Yes, this is the way our late model vehicles are supposed to operate in the interest of improved fuel economy. Back in the old days the A/C systems were rather primitive in the sense that there wasn't much concern to fuel economy so the compressor ran continuously to maintain a constant interior temperature.


----------



## VStar650CL (Nov 12, 2020)

commuter kw said:


> However I still have one question. Is the AC supposed to cycle on and off to keep the inside temperature somewhat stable? I haven’t had AC on a car for a long time so I’m not sure if this is normal (so I’m not chasing a problem that is just normal operation). THanks again for the helpful responses!


Yes, as long as the vent temperature inside the car isn't fluctuating wildly. The thermo sensor on the evap largely controls that. When the evap gets warm the compressor turns back on. The system is what's called "cycling clutch", meaning the expansion orifice for the freon is a fixed size and the compressor cycles off and on to control the evap temperature. It cycles off when the evap temperature is low enough or the high-side pressure is too high, back on when the evap temperature rises too high. That's as opposed to the "swash plate" systems used on later models, where the compressor runs constantly and a movable plate changes the volume of freon it pumps according to the cooling load. If your system is cycling properly, the outlet temp should only fluctuate within limits and the compressor should stay on longer when the cooling demand is higher.


----------



## IanH (Feb 11, 2003)

Well now you are really opening pandora's box.
The OLD fixed orifice systems were primarily Ford type systems while GM used an expansion valve and not an orifice. This is from my experience in 1970's models.

As I mentioned the cycling system used by Nissan was replaced by the time my 2003 Pathfinder was designed.


----------



## VStar650CL (Nov 12, 2020)

IanH said:


> Well now you are really opening pandora's box.
> The OLD fixed orifice systems were primarily Ford type systems while GM used an expansion valve and not an orifice. This is from my experience in 1970's models.
> 
> As I mentioned the cycling system used by Nissan was replaced by the time my 2003 Pathfinder was designed.

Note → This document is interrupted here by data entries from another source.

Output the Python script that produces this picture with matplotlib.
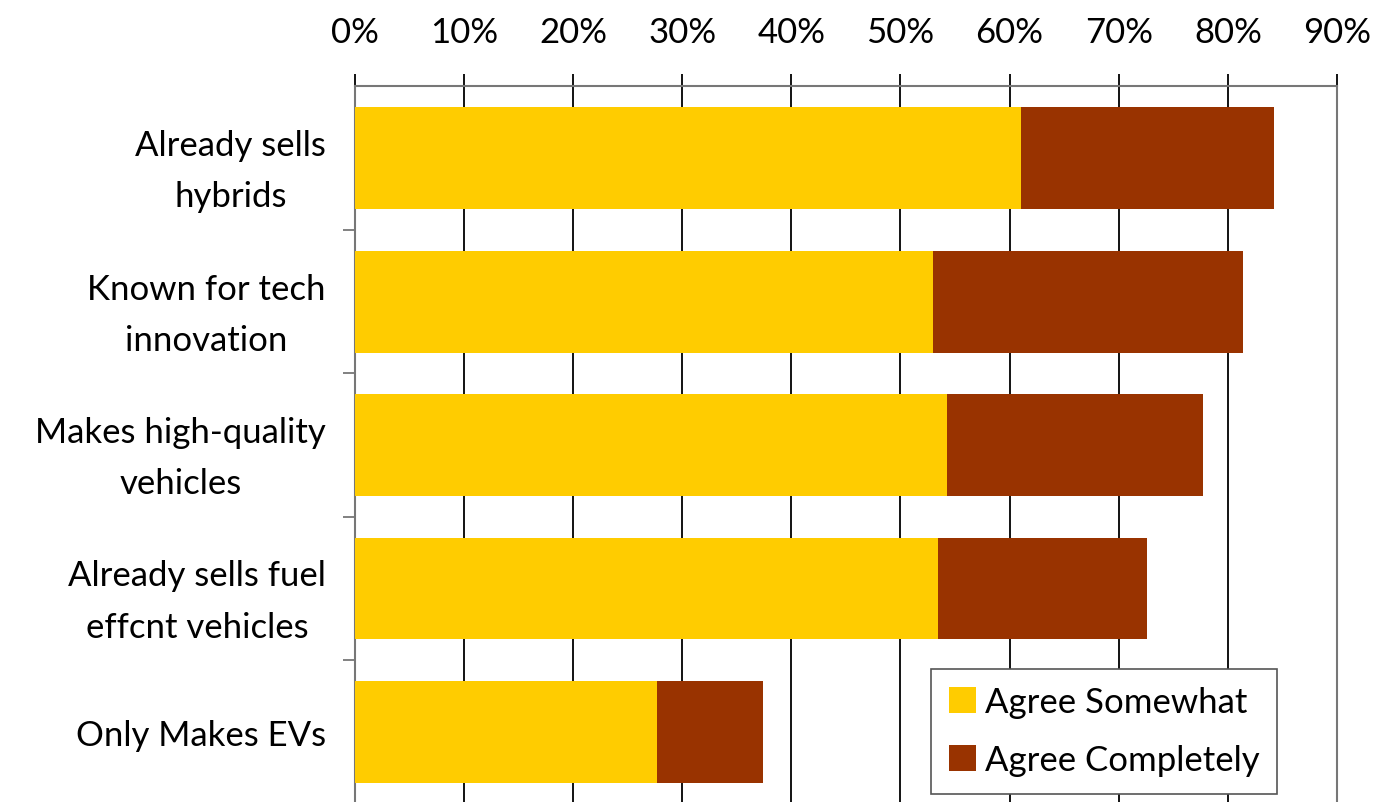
import matplotlib
matplotlib.use("Agg")
import matplotlib.pyplot as plt
import numpy as np
from matplotlib.ticker import MultipleLocator, FixedLocator, PercentFormatter

plt.rcParams["font.family"] = ["Lato", "DejaVu Sans"]

categories = [
    "Already sells\nhybrids",
    "Known for tech\ninnovation",
    "Makes high-quality\nvehicles",
    "Already sells fuel\neffcnt vehicles",
    "Only Makes EVs",
]
agree_somewhat = [61.0, 53.0, 54.3, 53.4, 27.7]
agree_completely = [23.2, 28.4, 23.4, 19.2, 9.7]

YELLOW = "#FFCC00"
RUST = "#993300"
FS = 25

fig = plt.figure(figsize=(13.8, 8.03), dpi=100)
ax = fig.add_axes([0.2572, -0.002, 0.7116, 0.8949 - 0.0018])

y = np.arange(len(categories))
ax.barh(y, agree_somewhat, height=0.71, color=YELLOW, label="Agree Somewhat", zorder=3)
ax.barh(y, agree_completely, left=agree_somewhat, height=0.71, color=RUST,
        label="Agree Completely", zorder=3)

ax.set_xlim(0, 90)
ax.set_ylim(len(categories) - 0.5, -0.5)
ax.xaxis.set_major_locator(MultipleLocator(10))
ax.xaxis.set_major_formatter(PercentFormatter(decimals=0))
ax.xaxis.tick_top()
ax.grid(axis="x", color="black", linewidth=1.3, zorder=0)
ax.tick_params(axis="x", direction="out", length=8.6, width=1.3, color="black",
               labelsize=FS, pad=19)

# category labels sit between boundary ticks
ax.yaxis.set_major_locator(FixedLocator(y))
ax.set_yticklabels(categories)
ax.yaxis.set_minor_locator(FixedLocator(np.arange(0.5, len(categories) - 1, 1)))
ax.tick_params(axis="y", which="major", length=0, labelsize=FS, pad=21)
ax.tick_params(axis="y", which="minor", direction="out", length=9, width=1.3, color="#777777")
for lbl in ax.get_yticklabels():
    lbl.set_multialignment("center")
    lbl.set_linespacing(1.74)

for side in ("top", "left", "right"):
    ax.spines[side].set_color("#777777")
    ax.spines[side].set_linewidth(1.5)
ax.spines["bottom"].set_visible(False)

leg = ax.legend(loc="lower right", bbox_to_anchor=(0.939, 0.014), borderaxespad=0,
                fontsize=FS, frameon=True, fancybox=False, edgecolor="#555555",
                handlelength=0.8, handleheight=0.8, handletextpad=0.25,
                labelspacing=0.75, borderpad=0.5, framealpha=1)
leg.get_frame().set_linewidth(1.2)
leg.set_zorder(5)

fig.savefig("out.png", dpi=100)
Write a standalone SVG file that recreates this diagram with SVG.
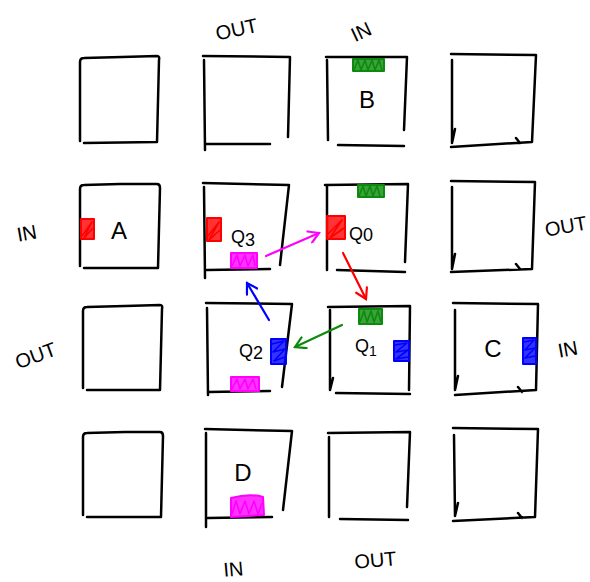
<svg xmlns="http://www.w3.org/2000/svg" width="590" height="582" viewBox="0 0 590 582">
<style>
.bx{fill:none;stroke:#000;stroke-width:2.5;stroke-linecap:round;stroke-linejoin:round}
.t{font-family:"Liberation Sans","DejaVu Sans",sans-serif;fill:#000}
.lab{font-size:20px}
.nd{font-size:24px}
.q{font-size:18px}
.arr{fill:none;stroke-width:2.2;stroke-linecap:round}
.mk{stroke-width:2;stroke-linejoin:round}
.zz{fill:none;stroke-width:1.6;stroke-linejoin:round}
.g{stroke:#0b8a0b;fill:#0b8a0b}
.r{stroke:#ff0000;fill:#ff0000}
.b{stroke:#0000ff;fill:#0000ff}
.m{stroke:#ff00ff;fill:#ff00ff}
</style>
<defs>
<marker id="hm" viewBox="0 0 14 14" refX="12" refY="7" markerWidth="14" markerHeight="14" markerUnits="userSpaceOnUse" orient="auto"><path d="M2,1 L12,7 L2,13" fill="none" stroke="#ff00ff" stroke-width="2.2" stroke-linecap="round"/></marker>
<marker id="hr" viewBox="0 0 14 14" refX="12" refY="7" markerWidth="14" markerHeight="14" markerUnits="userSpaceOnUse" orient="auto"><path d="M2,1 L12,7 L2,13" fill="none" stroke="#ff0000" stroke-width="2.2" stroke-linecap="round"/></marker>
<marker id="hb" viewBox="0 0 14 14" refX="12" refY="7" markerWidth="14" markerHeight="14" markerUnits="userSpaceOnUse" orient="auto"><path d="M2,1 L12,7 L2,13" fill="none" stroke="#0000ff" stroke-width="2.2" stroke-linecap="round"/></marker>
<marker id="hg" viewBox="0 0 14 14" refX="12" refY="7" markerWidth="14" markerHeight="14" markerUnits="userSpaceOnUse" orient="auto"><path d="M2,1 L12,7 L2,13" fill="none" stroke="#0b8a0b" stroke-width="2.2" stroke-linecap="round"/></marker>
</defs>
<rect width="590" height="582" fill="#fff"/>

<!-- Row 1 -->
<g id="r1c1"><path class="bx" d="M80,141 L80,62 Q80,58 84,58 L122,57 L157,56 Q160,56 159,60 L157,142 L84,143"/></g>
<g id="r1c2"><path class="bx" d="M203,56 L290,57 L288,137 M204,60 L205,150 M205,144 L270,144"/></g>
<g id="nodeB"><path class="bx" d="M326,57 L407,57 L404,130 M327,60 L328,140 M338,145 L404,146"/>
<rect class="mk g" x="353" y="59" width="31" height="12" fill-opacity="0.8"/>
<path class="zz" stroke="#0b8a0b" d="M354,70 L358,60 L361,70 L365,60 L368,70 L372,60 L375,70 L379,60 L382,70"/>
<text class="t nd" x="367" y="108" text-anchor="middle">B</text></g>
<g id="r1c4"><path class="bx" d="M451,54 L536,55 L532,142 L451,147 M452,60 L452,143 L455,129 M516,138 L520,143"/></g>

<!-- Row 2 -->
<g id="nodeA"><path class="bx" d="M80,266 L80,189 Q80,185 84,185 L120,184 L157,184 Q160,184 160,188 L158,268 L84,268"/>
<rect class="mk r" x="81" y="219" width="13" height="20" fill-opacity="0.8"/>
<path class="zz" stroke="#ff0000" d="M82,236 L92,222 L84,238 L93,228"/>
<text class="t nd" x="119" y="239" text-anchor="middle">A</text></g>
<g id="nodeQ3"><path class="bx" d="M203,183 L289,185 L280,265 M204,187 L205,278 M207,270 L270,269"/>
<rect class="mk r" x="207" y="218" width="14" height="23" fill-opacity="0.8"/>
<path class="zz" stroke="#ff0000" d="M208,236 L219,222 L209,240 L220,230"/>
<rect class="mk m" x="231" y="253" width="26" height="15" fill-opacity="0.8"/>
<path class="zz" stroke="#ff00ff" d="M232,266 L237,255 L240,266 L245,255 L248,266 L253,255 L255,266"/>
<text class="t q" x="231" y="243">Q<tspan dy="3">3</tspan></text></g>
<g id="nodeQ0"><path class="bx" d="M325,185 L408,184 L405,262 M327,185 L327,270 M337,270 L405,272"/>
<rect class="mk g" x="358" y="185" width="26" height="12" fill-opacity="0.8"/>
<path class="zz" stroke="#0b8a0b" d="M359,196 L363,186 L366,196 L370,186 L373,196 L377,186 L380,196"/>
<rect class="mk r" x="327" y="216" width="18" height="23" fill-opacity="0.8"/>
<path class="zz" stroke="#ff0000" d="M328,234 L342,220 L330,238 L344,228"/>
<text class="t q" x="349" y="240">Q<tspan dy="1">0</tspan></text></g>
<g id="r2c4"><path class="bx" d="M451,181 L535,182 L532,269 L451,272 M452,187 L452,269 L455,254 M516,264 L520,269"/></g>

<!-- Row 3 -->
<g id="r3c1"><path class="bx" d="M83,388 L83,311 Q83,307 87,307 L125,306 L160,305 Q163,305 162,309 L160,390 L87,390"/></g>
<g id="nodeQ2"><path class="bx" d="M206,303 L292,304 L282,387 M207,308 L208,395 M208,392 L270,391"/>
<rect class="mk b" x="271" y="339" width="15" height="25" fill-opacity="0.8"/>
<path class="zz" stroke="#0000ff" d="M272,344 L284,341 L273,352 L285,349 L274,361 L285,357"/>
<rect class="mk m" x="231" y="377" width="28" height="14" fill-opacity="0.8"/>
<path class="zz" stroke="#ff00ff" d="M232,389 L237,379 L240,389 L245,379 L248,389 L253,379 L256,389"/>
<text class="t q" x="239" y="357">Q<tspan dy="2">2</tspan></text></g>
<g id="nodeQ1"><path class="bx" d="M328,307 L410,306 L409,390 M330,310 L330,390 L333,378 M336,393 L410,394"/>
<rect class="mk g" x="359" y="309" width="23" height="15" fill-opacity="0.8"/>
<path class="zz" stroke="#0b8a0b" d="M360,322 L364,311 L367,322 L371,311 L374,322 L378,311 L381,322"/>
<rect class="mk b" x="394" y="341" width="15" height="20" fill-opacity="0.8"/>
<path class="zz" stroke="#0000ff" d="M395,345 L407,343 L396,352 L408,350 L396,359 L408,357"/>
<text class="t q" x="355" y="352">Q<tspan dy="4" font-size="14">1</tspan></text></g>
<g id="nodeC"><path class="bx" d="M453,303 L538,304 L536,390 L455,395 M455,310 L455,390 L458,376 M518,387 L522,392"/>
<rect class="mk b" x="523" y="338" width="13" height="26" fill-opacity="0.8"/>
<path class="zz" stroke="#0000ff" d="M524,342 L534,340 L525,350 L535,348 L525,358 L535,356"/>
<text class="t nd" x="493" y="357" text-anchor="middle">C</text></g>

<!-- Row 4 -->
<g id="r4c1"><path class="bx" d="M83,515 L83,437 Q83,433 87,433 L125,432 L160,432 Q163,432 163,436 L161,517 L87,517"/></g>
<g id="nodeD"><path class="bx" d="M205,429 L292,431 L283,510 M206,433 L206,527 M208,518 L272,517"/>
<path class="mk m" d="M231,498 Q250,493 263,497 L264,515 L231,517 Z" fill-opacity="0.8"/>
<path class="zz" stroke="#ff00ff" d="M232,514 L236,501 L240,514 L245,501 L249,514 L254,501 L258,514 L262,503"/>
<text class="t nd" x="243" y="481" text-anchor="middle">D</text></g>
<g id="r4c3"><path class="bx" d="M328,433 L410,432 L407,507 M329,437 L329,517 M340,519 L408,520"/></g>
<g id="r4c4"><path class="bx" d="M453,428 L538,429 L535,517 L453,521 M454,435 L455,516 L458,503 M518,513 L522,518"/></g>

<!-- connectors -->
<g id="connectors">
<path class="arr" stroke="#ff00ff" d="M266,256 L319,233" marker-end="url(#hm)"/>
<path class="arr" stroke="#ff0000" d="M343,253 L366,299" marker-end="url(#hr)"/>
<path class="arr" stroke="#0000ff" d="M269,320 L247,283" marker-end="url(#hb)"/>
<path class="arr" stroke="#0b8a0b" d="M342,325 L295,347" marker-end="url(#hg)"/>
</g>

<!-- port labels -->
<g id="labels">
<text class="t lab" x="0" y="0" text-anchor="middle" transform="translate(238,36) rotate(-12)">OUT</text>
<text class="t lab" x="0" y="0" text-anchor="middle" transform="translate(364,38) rotate(-25)">IN</text>
<text class="t lab" x="0" y="0" text-anchor="middle" transform="translate(28,240) rotate(-10)">IN</text>
<text class="t lab" x="0" y="0" text-anchor="middle" transform="translate(567,233) rotate(-10)">OUT</text>
<text class="t lab" x="0" y="0" text-anchor="middle" transform="translate(38,362) rotate(-20)">OUT</text>
<text class="t lab" x="0" y="0" text-anchor="middle" transform="translate(569,356) rotate(-10)">IN</text>
<text class="t lab" x="0" y="0" text-anchor="middle" transform="translate(234,576) rotate(-5)">IN</text>
<text class="t lab" x="0" y="0" text-anchor="middle" transform="translate(376,567) rotate(-5)">OUT</text>
</g>
</svg>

True, and a lot of Nissan systems still use an expansion valve along with the swash plates. For those who want to know, TXV's basically accomplish thermostatically what a thermo switch or amplifier does electrically. A stopped or frozen one will constipate your AC to the point where the low side pressure will go negative. Even within the Nissan lines there were and are _many_ variants for thermal regulation.


----------



## commuter kw (May 22, 2020)

WOW, I am truly thankful for the very good information! I am learning a lot from all. I’m calling this one “fixed”, thanks to this forum!


----------



## VStar650CL (Nov 12, 2020)

You're most welcome, happy to help!


----------



## 302831 (Nov 17, 2020)

😂😂😂😂😂😂


----------



## 302831 (Nov 17, 2020)

Did you burn it? Buy new never fix.


----------



## commuter kw (May 22, 2020)

stevexnyc said:


> Did you burn it? Buy new never fix.


It’s now my daily driver, 40 mpg on hwy 😎


----------



## 302831 (Nov 17, 2020)

40mph?.go eletric.


----------